Fast forward to today. Last night I saw Seattle’s Blue Scholars play in downtown Olympia. The band, which has been informed by a social justice/activism/cultural understanding along the lines of much great underground hip hop, has inspired me for a decade now. But I experienced something familiar last night, and came to know hip hop a little different than before.
Looking out into the audience, I saw hordes of white teenagers who’d grown up consuming culture. They were John, the guy from my freshman year, only not trying so hard. Instead of cutting their hair a particular way or buying the right shoes or even listening to the right albums, these youth simply consumed and enjoyed what came across their plate at the moment it arrived. Blue Scholars were the act to go see last night, and they went. There were some serious fans there, too, guys with foam Blue Scholars hands pointing fingers in the sky in faux gang signs, and young ladies lip syncing every word. It was cool to see. In the over-21 area with me were a hundred of my peers, people who’d bought all the albums the day they came out or went to support the regional music scene. And of these crowds, none were better than the other. All were equal in their fandom.
And that’s what hip hop has become, a bastion of fandom. Fans who consume, fans who even relate, but few who truly understand the code. Late at night sometimes, when its dark and I can’t hear the frog blaring outside my Pacific Northwest window, I imagine the sounds of my nights when I was young. Car metal scraping from the bump in the street the city wouldn’t fix. That car was already crazy low, and it vibrated bass few I know can imagine, the kind that rattled the windows on my house and always shook the trim on the car as it went by. I can hear the random crack of gunshots, and the screams of women who always seemed caught up in it. There were stanky smells that filled our house from hordes of bangers roaming the streets, and there may have been a party at Bobby the Crack Dealer’s house down the street. That party would be thumping, too. It generally was a mix of R&B and hip hop, with people scattered onto the lawn, and police sometimes rolling up on the house. There was a certain hour in the summertime when it got too dark, and when we just didn’t go outside.
That was hip hop to me, and today I understand the code. The code allowed me to feel safe, like I understood something others didn’t. It let me have access. It let me into a community where I didn’t necessarily belong, and it helped me understand my identity as a border crosser. Hip hop never allowed me to relate to white kids. Even today some of my best friends understand that I’m different because of how I grew up, where I grew up, and they attribute it to who I grew up with. While there’s racism in there, there’s also some truth, albeit confusing truth. The reality is that I engage differently with culture, with community, with belonging, and even with the topic of engagement because of hip hop. Because of the hood. And because of my experience with race in America today.

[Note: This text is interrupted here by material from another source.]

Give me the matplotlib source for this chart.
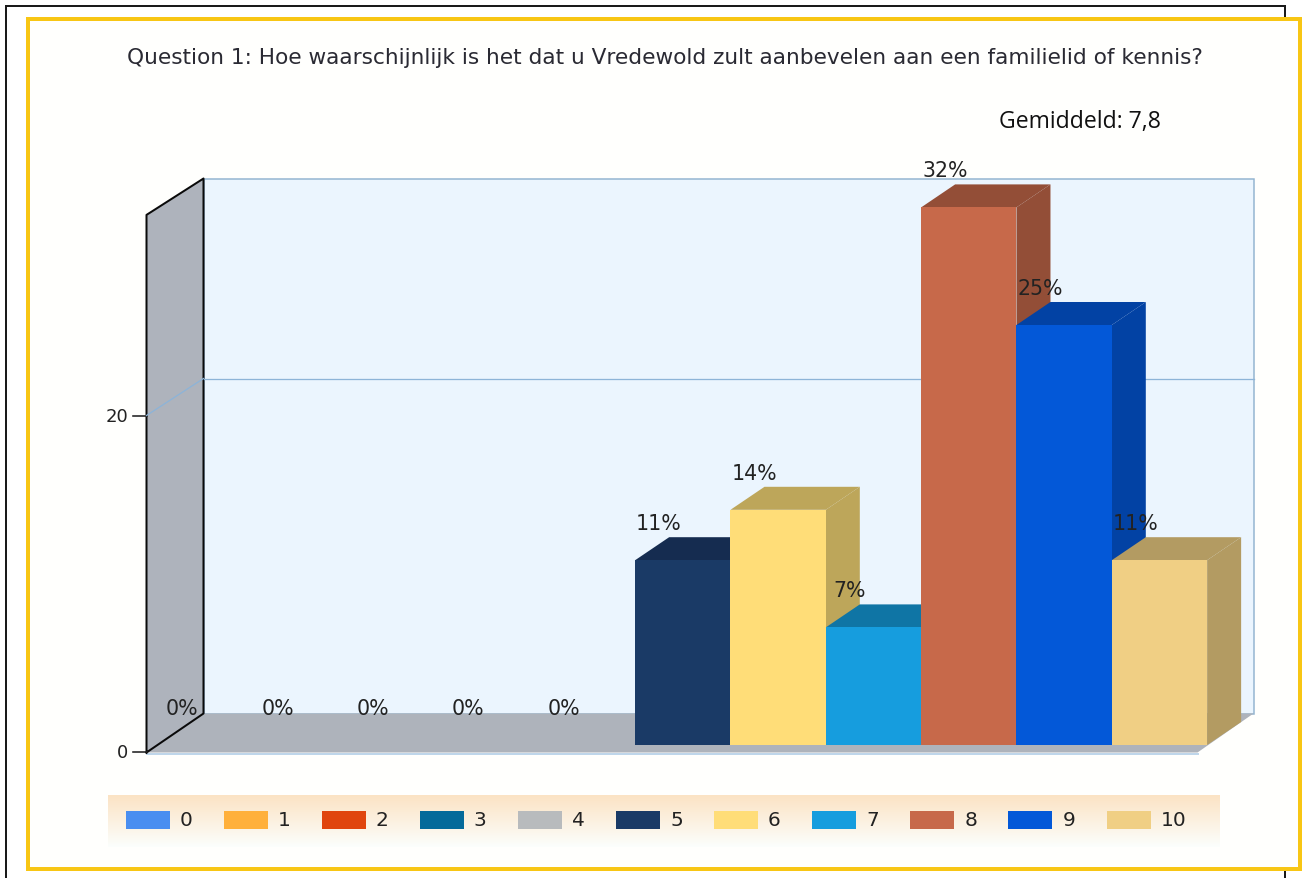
import numpy as np
import matplotlib
matplotlib.use("Agg")
import matplotlib.pyplot as plt
from matplotlib.patches import Polygon, Rectangle

categories = ["0", "1", "2", "3", "4", "5", "6", "7", "8", "9", "10"]
percentages = [0, 0, 0, 0, 0, 11, 14, 7, 32, 25, 11]
front_colors = ["#4A8EF0", "#FFB03B", "#E0450E", "#046A9A", "#B8BBBD", "#1A3A66",
                "#FFDD78", "#169DDE", "#C7694A", "#0358D8", "#F0CF84"]
top_colors = ["#3A70C0", "#C88A30", "#B0360B", "#035278", "#909294", "#152C50",
              "#BDA65A", "#0F75A5", "#934E37", "#0242A4", "#B39B62"]
y_ticks = [0, 20]
title = "Question 1: Hoe waarschijnlijk is het dat u Vredewold zult aanbevelen aan een familielid of kennis?"
note = "Gemiddeld: 7,8"

W, H = 1303, 879
fig = plt.figure(figsize=(W / 100, H / 100), dpi=100, facecolor="white")

# Pixel-space layer for the frame, walls and legend band
bg = fig.add_axes([0, 0, 1, 1], zorder=0)

def px(w):
    return w * 0.72

# outer black frame, open at the bottom
bg.plot([5, 5, 1284, 1284], [H, 6, 6, H], color="#1a1a1a", lw=px(2), zorder=1, solid_joinstyle="miter")
# gold frame
bg.add_patch(Rectangle((27.5, 19), 1272, 850.5, fc="#FFFFFD", ec="#F8C614", lw=px(4), zorder=2))

# 3D box
BL, BT, BR, BB = 203, 179, 1253, 714   # back wall
FL, FR, FB = 146, 1197, 753            # front edge
unit = 16.8
wall_top = FB - unit * max(percentages)
bg.add_patch(Rectangle((BL, BT), BR - BL, BB - BT, fc="#EBF5FE", ec="#92B4D0", lw=px(1.5), zorder=3))
bg.add_patch(Polygon([(FL, FB), (BL, BB), (BR, BB), (FR, FB)], fc="#AEB3BB", ec="none", zorder=3))
bg.plot([FL, FR], [FB + 1, FB + 1], color="#BFD6EA", lw=px(2), zorder=3)
bg.add_patch(Polygon([(FL, wall_top), (BL, BT), (BL, BB), (FL, FB)], fc="#AEB3BC", ec="none", zorder=3))
bg.plot([FL, FL, BL, BL, FL], [FB, wall_top, BT, BB, FB], color="#0a0a0a", lw=px(2), zorder=4)

for t in y_ticks:
    yf = FB - 1 - unit * t
    yb = yf - 37
    bg.plot([FL - 14, FL], [yf, yf], color="#222222", lw=px(1.6), zorder=4)
    bg.text(FL - 18, yf + 1, str(t), ha="right", va="center", fontsize=13, color="#222222", zorder=5)
    if t:
        bg.plot([FL, BL], [yf, yb], color="#8DB4D8", lw=px(1.3), zorder=4)
        bg.plot([BL, BR], [yb, yb], color="#8DB4D8", lw=px(1.3), zorder=4)

# legend band with vertical gradient
grad = np.ones((64, 1, 4))
grad[:, 0, 0] = 0.985
grad[:, 0, 1] = np.linspace(0.89, 0.998, 64)
grad[:, 0, 2] = np.linspace(0.77, 0.99, 64)
bg.imshow(grad, extent=(107, 1219, 848, 796), aspect="auto", zorder=3)
bg.set_xlim(-0.5, W - 0.5)
bg.set_ylim(H - 0.5, -0.5)
bg.axis("off")
for i, (c, col) in enumerate(zip(categories, front_colors)):
    x0 = 125 + 98.1 * i
    bg.add_patch(Rectangle((x0, 811), 44, 18, fc=col, ec="none", zorder=4))
    bg.text(x0 + 54, 820, c, ha="left", va="center", fontsize=14.5, color="#222222", zorder=5)

bg.text(664, 57, title, ha="center", va="center", fontsize=15.6, color="#2a2a33", zorder=5)
bg.text(1079.5, 121, note, ha="center", va="center", fontsize=16.6, family="Open Sans", color="#111111", zorder=5)

# Data layer: x in category slots, y in percent
slot = 95.33
x0_px, y0_px = 158, 745.5
ax = fig.add_axes([0, 0, 1, 1], zorder=1)
ax.set_xlim((-0.5 - x0_px) / slot, (W - 0.5 - x0_px) / slot)
ax.set_ylim(-(H - 0.5 - y0_px) / unit, (y0_px + 0.5) / unit)
ax.axis("off")
ax.patch.set_alpha(0)

dx, dy = 34 / slot, 23 / unit
for i, v in enumerate(percentages):
    if v > 0:
        ax.bar(i, v, width=1, align="edge", color=front_colors[i], zorder=10 + 2 * i + 1)
        side = [(i + 1, 0), (i + 1 + dx, dy), (i + 1 + dx, v + dy), (i + 1, v)]
        top = [(i, v), (i + dx, v + dy), (i + 1 + dx, v + dy), (i + 1, v)]
        ax.add_patch(Polygon(side, fc=top_colors[i], ec="none", zorder=10 + 2 * i))
        ax.add_patch(Polygon(top, fc=top_colors[i], ec="none", zorder=10 + 2 * i))
    ax.annotate(f"{v}%", (i + 0.5, v), xytext=(-24 * 0.72, 37 * 0.72), textcoords="offset points",
                ha="center", va="center", fontsize=14.8, color="#222222", zorder=60)

fig.savefig("out.png", dpi=100)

Engagement is sometimes a subtle thread, and sometimes a gigantic rope. Right now, I’m feeling as deeply connected to the culture I grew up with and around as I ever have, despite being 15 years and 1,500 miles away from it. I don’t know if I’ll ever be in it again. But after the show last night, I still know the code, and I know it will always be part of me. That is what engagement is all about, the lasting connections throughout our lives. For me, one of those is hip hop.